___ The input ___
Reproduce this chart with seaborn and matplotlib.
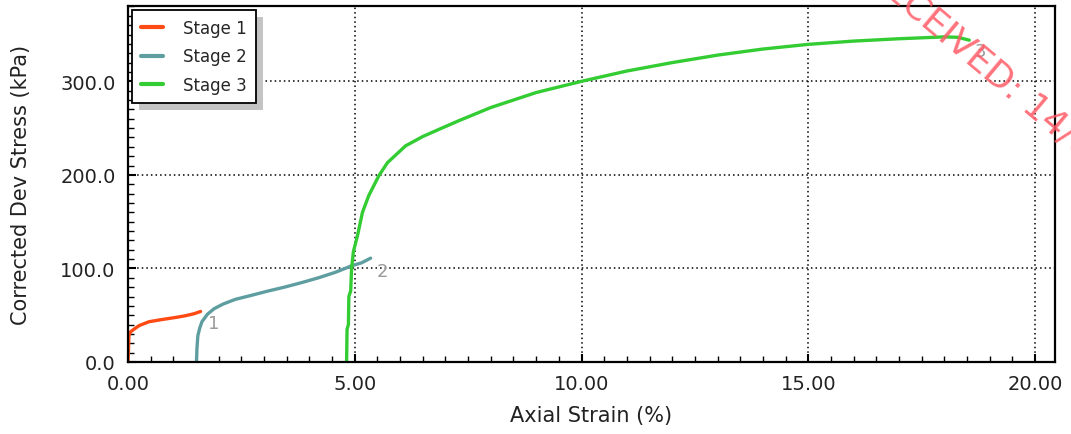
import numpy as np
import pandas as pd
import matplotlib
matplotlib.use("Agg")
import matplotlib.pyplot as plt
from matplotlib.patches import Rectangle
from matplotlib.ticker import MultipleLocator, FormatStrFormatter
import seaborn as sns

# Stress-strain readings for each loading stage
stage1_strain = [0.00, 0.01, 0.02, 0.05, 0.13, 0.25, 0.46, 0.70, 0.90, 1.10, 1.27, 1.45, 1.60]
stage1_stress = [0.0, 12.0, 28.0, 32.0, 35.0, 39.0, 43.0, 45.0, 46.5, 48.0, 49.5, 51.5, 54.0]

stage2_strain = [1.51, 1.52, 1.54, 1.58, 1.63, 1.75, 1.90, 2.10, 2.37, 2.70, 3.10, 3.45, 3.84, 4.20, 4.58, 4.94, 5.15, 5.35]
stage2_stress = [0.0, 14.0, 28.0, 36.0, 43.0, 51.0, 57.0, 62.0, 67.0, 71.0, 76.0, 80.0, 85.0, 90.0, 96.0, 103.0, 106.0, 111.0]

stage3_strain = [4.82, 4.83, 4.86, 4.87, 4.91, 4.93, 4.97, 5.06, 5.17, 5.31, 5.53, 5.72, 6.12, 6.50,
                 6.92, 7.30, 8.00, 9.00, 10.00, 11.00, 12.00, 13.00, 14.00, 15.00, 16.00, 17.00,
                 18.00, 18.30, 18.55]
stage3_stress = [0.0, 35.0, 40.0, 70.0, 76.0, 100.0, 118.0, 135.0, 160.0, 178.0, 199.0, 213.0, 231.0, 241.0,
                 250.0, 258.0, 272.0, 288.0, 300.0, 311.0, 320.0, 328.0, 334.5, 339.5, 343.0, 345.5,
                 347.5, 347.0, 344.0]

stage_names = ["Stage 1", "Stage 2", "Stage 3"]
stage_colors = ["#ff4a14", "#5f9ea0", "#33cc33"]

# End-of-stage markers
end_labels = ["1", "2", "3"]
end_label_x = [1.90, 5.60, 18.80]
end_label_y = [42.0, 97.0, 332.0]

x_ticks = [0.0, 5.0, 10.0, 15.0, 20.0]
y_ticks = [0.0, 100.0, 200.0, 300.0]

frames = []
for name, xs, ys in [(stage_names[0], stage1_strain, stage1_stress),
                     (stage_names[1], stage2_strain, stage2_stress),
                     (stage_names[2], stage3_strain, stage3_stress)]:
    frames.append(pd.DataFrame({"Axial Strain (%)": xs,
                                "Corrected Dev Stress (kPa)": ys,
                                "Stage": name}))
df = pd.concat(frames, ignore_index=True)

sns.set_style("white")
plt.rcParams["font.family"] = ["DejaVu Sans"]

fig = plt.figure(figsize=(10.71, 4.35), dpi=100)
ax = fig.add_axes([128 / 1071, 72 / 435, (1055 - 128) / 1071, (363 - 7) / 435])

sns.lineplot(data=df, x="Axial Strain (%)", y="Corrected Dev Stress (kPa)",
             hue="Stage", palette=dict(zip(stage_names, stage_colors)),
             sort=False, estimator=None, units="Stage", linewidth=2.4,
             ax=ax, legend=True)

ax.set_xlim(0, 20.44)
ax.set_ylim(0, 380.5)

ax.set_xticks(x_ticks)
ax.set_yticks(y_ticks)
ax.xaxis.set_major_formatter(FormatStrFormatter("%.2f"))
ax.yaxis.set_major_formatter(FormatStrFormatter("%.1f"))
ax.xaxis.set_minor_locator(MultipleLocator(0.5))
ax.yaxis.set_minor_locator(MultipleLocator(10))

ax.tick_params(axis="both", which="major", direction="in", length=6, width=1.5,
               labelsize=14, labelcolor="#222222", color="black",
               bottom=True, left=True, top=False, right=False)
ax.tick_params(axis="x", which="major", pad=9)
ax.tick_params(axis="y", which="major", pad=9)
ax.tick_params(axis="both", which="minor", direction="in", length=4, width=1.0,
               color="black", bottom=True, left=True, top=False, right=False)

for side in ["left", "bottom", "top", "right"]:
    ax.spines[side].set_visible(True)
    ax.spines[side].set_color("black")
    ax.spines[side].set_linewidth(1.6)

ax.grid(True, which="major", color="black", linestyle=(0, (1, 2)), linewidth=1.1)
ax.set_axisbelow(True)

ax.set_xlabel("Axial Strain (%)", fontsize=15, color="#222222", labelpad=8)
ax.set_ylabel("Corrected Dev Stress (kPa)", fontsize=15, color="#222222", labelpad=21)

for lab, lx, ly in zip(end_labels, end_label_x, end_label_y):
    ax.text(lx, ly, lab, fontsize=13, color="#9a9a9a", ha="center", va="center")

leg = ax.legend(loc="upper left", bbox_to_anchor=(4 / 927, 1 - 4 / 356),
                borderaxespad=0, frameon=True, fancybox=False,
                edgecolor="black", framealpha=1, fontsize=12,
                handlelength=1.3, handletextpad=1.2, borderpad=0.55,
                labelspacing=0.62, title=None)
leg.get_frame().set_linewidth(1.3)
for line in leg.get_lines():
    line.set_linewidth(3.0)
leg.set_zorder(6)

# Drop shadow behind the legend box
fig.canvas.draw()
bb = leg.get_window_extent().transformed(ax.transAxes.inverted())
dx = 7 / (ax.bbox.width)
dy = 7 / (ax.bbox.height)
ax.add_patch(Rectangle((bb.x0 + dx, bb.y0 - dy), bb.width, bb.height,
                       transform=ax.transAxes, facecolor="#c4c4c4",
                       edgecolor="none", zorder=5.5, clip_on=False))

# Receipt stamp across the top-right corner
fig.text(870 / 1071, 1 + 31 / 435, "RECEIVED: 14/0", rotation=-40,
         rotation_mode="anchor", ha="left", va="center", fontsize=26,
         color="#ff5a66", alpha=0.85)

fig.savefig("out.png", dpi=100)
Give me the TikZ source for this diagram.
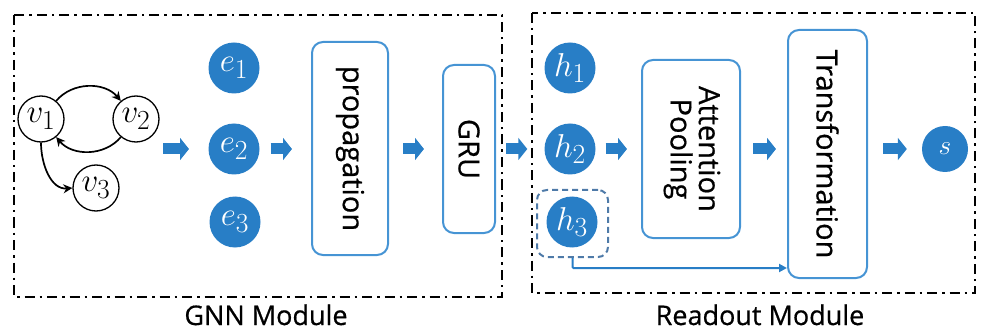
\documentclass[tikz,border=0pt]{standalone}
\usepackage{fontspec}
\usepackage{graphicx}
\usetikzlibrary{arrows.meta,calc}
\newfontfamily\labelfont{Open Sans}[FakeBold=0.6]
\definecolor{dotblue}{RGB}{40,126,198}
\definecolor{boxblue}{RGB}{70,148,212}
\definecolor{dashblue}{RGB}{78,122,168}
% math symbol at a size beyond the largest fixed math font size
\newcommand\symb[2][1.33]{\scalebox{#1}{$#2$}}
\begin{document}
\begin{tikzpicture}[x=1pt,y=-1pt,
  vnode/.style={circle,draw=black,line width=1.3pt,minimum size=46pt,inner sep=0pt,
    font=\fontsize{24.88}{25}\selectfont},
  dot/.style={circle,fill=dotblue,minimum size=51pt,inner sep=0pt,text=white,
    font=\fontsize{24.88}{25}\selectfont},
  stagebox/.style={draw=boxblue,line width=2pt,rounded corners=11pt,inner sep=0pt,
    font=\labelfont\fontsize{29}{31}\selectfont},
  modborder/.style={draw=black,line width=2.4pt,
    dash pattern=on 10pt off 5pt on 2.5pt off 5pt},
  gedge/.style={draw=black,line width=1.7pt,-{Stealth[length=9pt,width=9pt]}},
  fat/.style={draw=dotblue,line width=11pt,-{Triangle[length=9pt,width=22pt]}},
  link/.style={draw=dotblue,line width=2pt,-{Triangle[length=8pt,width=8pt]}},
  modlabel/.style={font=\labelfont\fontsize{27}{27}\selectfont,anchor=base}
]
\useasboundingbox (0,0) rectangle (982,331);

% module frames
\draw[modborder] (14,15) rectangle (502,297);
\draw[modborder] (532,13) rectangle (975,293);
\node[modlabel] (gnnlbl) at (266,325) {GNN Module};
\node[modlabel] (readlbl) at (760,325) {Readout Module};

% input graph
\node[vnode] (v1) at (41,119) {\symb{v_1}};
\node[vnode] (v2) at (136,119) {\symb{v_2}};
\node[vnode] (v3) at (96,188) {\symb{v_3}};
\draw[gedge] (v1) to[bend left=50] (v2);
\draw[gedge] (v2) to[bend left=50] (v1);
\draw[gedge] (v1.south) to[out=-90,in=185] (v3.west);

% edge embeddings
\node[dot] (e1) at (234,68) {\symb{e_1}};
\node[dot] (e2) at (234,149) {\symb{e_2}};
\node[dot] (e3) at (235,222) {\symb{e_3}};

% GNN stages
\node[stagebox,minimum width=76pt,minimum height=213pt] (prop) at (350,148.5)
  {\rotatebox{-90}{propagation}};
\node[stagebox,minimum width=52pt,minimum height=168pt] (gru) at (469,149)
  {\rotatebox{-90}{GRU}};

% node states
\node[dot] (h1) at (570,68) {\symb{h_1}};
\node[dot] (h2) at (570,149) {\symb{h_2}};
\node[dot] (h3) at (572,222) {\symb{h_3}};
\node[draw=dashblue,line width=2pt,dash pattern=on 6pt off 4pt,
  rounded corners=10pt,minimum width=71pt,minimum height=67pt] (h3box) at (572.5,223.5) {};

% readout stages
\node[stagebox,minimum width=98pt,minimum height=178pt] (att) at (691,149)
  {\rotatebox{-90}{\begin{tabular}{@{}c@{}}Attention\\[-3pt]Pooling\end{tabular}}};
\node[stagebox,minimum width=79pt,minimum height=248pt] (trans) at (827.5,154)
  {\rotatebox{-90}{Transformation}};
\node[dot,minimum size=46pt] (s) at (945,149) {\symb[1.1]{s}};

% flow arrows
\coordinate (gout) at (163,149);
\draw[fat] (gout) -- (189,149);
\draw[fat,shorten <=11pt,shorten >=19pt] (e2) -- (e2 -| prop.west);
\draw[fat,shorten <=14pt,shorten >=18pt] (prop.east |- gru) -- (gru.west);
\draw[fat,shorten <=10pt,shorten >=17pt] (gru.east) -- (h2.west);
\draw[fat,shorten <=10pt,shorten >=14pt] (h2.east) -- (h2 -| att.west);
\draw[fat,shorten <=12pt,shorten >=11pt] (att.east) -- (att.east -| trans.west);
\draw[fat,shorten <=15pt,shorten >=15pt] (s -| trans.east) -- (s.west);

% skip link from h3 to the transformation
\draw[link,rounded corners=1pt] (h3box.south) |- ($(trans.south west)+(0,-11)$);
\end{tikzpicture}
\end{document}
___
Task requirements: Copy out only the lines from the one containing "Give me the TikZ source for this diagram." through the one containing "(0,0) rectangle (982,331);", exactly, with both ends. Any picture is left out.

Answer to the problem:
Give me the TikZ source for this diagram.
\documentclass[tikz,border=0pt]{standalone}
\usepackage{fontspec}
\usepackage{graphicx}
\usetikzlibrary{arrows.meta,calc}
\newfontfamily\labelfont{Open Sans}[FakeBold=0.6]
\definecolor{dotblue}{RGB}{40,126,198}
\definecolor{boxblue}{RGB}{70,148,212}
\definecolor{dashblue}{RGB}{78,122,168}
% math symbol at a size beyond the largest fixed math font size
\newcommand\symb[2][1.33]{\scalebox{#1}{$#2$}}
\begin{document}
\begin{tikzpicture}[x=1pt,y=-1pt,
  vnode/.style={circle,draw=black,line width=1.3pt,minimum size=46pt,inner sep=0pt,
    font=\fontsize{24.88}{25}\selectfont},
  dot/.style={circle,fill=dotblue,minimum size=51pt,inner sep=0pt,text=white,
    font=\fontsize{24.88}{25}\selectfont},
  stagebox/.style={draw=boxblue,line width=2pt,rounded corners=11pt,inner sep=0pt,
    font=\labelfont\fontsize{29}{31}\selectfont},
  modborder/.style={draw=black,line width=2.4pt,
    dash pattern=on 10pt off 5pt on 2.5pt off 5pt},
  gedge/.style={draw=black,line width=1.7pt,-{Stealth[length=9pt,width=9pt]}},
  fat/.style={draw=dotblue,line width=11pt,-{Triangle[length=9pt,width=22pt]}},
  link/.style={draw=dotblue,line width=2pt,-{Triangle[length=8pt,width=8pt]}},
  modlabel/.style={font=\labelfont\fontsize{27}{27}\selectfont,anchor=base}
]
\useasboundingbox (0,0) rectangle (982,331);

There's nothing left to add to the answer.